During wartime, when the U.S. secretary of defense goes before the American people and wants to present a clear idea of our supremacy, of our precision, of our ability to project power from the West onto our enemies abroad, he'll sometimes show a video clip. It's usually taken from a plane or unmanned drone and shows a missile hitting some impossibly small target. A moving car, maybe. A rooftop chimney. Some Taliban fighter riding his horse through a mountain pass.

What you don't see in those videos is the real conductor of the action. There's often a man hidden across the street or on the mountainside, tracking the car or chimney or horse with an infrared pointer – kind of a high-tech version of a laser pen – to help guide the missile. He's called a combat controller, and his job in the Air Force is to link the cleanness and geometry of the sky with the bloodiness and disorder on the ground. It's his job to parachute, sprint, spy, shoot, evade capture, and dodge bombs, all while running a stream of mathematic calculations in his mind and maintaining an even tone of voice over his radio. It may be the most nerve-racking, dangerous job in the world. And Andy Kubik excelled at it.

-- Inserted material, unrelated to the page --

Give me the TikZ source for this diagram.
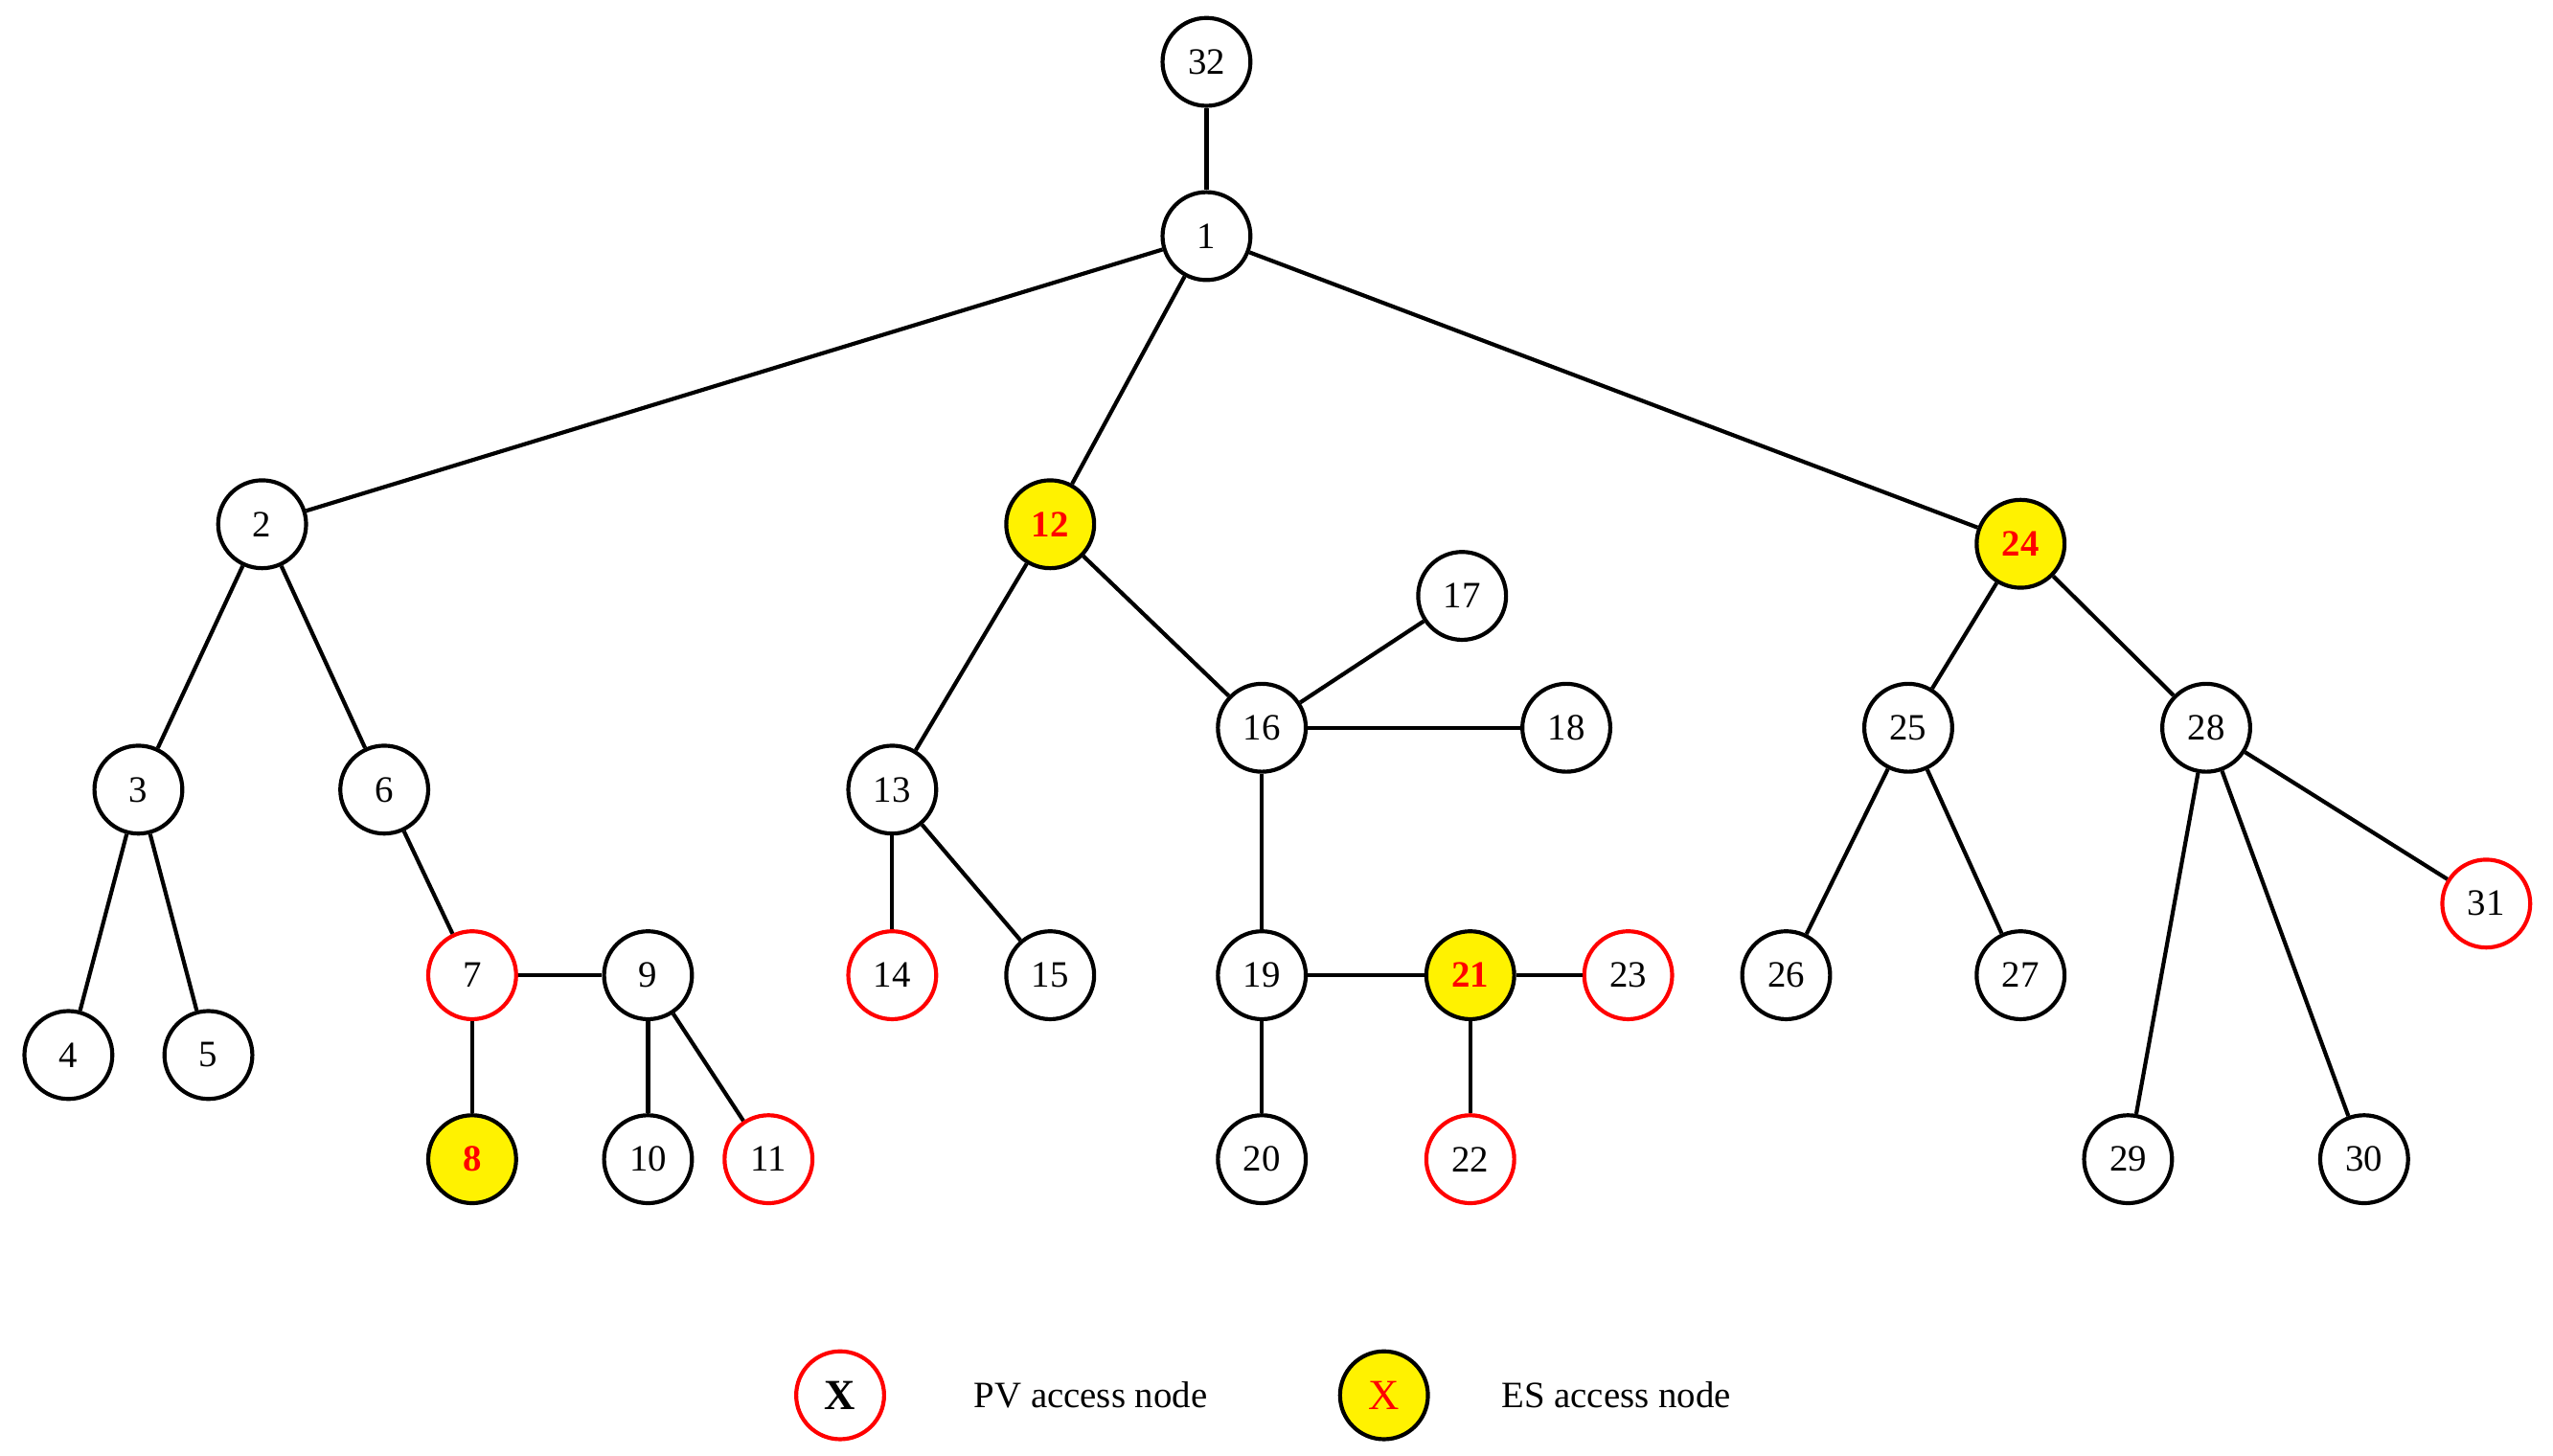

His first true test came in May 1999. At the time NATO forces were seeking to end Serbian aggression toward Albanians in Kosovo. One night an American pilot was flying his F-16 over Serbia to bomb a missile installation when an enemy missile exploded near the plane and sent it spiraling down into hostile territory. The pilot parachuted out, scrambled into the brush, and called in his dire situation: Serbian forces were searching for him, and they had dogs. Back across the border in Bosnia, Andy and his small rescue team piled into three helicopters and launched toward the downed pilot, flying without lights, using night-vision equipment. Soon after liftoff three surface-to-air missiles corkscrewed past the nose of the chopper, like "flaming telephone poles," Andy said. As the team crested a ridge, they passed over a dark village that suddenly awoke with muzzle flashes. The helicopter that Andy was in swung and rolled to avoid the fire, with Andy kneeling at the open door as bullets thunked into the bottom and sides of the craft.

The helicopter touched down in a clearing, and the F-16 pilot burst out of his hiding place in the tree line and sprinted toward it. As Andy leaped out, enemy gunfire erupted, and Serbian soldiers – closer than the Americans had realized – swarmed the site. The rescue team, bristling with assault weapons and adrenaline, heaved the pilot onto the chopper's floor. As they lifted off again, Andy and two other soldiers lay across the jet pilot to shield him from incoming bullets. An hour later the helicopter reached the Bosnian border just as the sun rose, and warmth splashed in through the open doors.

It was the sort of harrowing, high-speed mission that most normal soldiers rarely face. But for Andy it was only a prelude.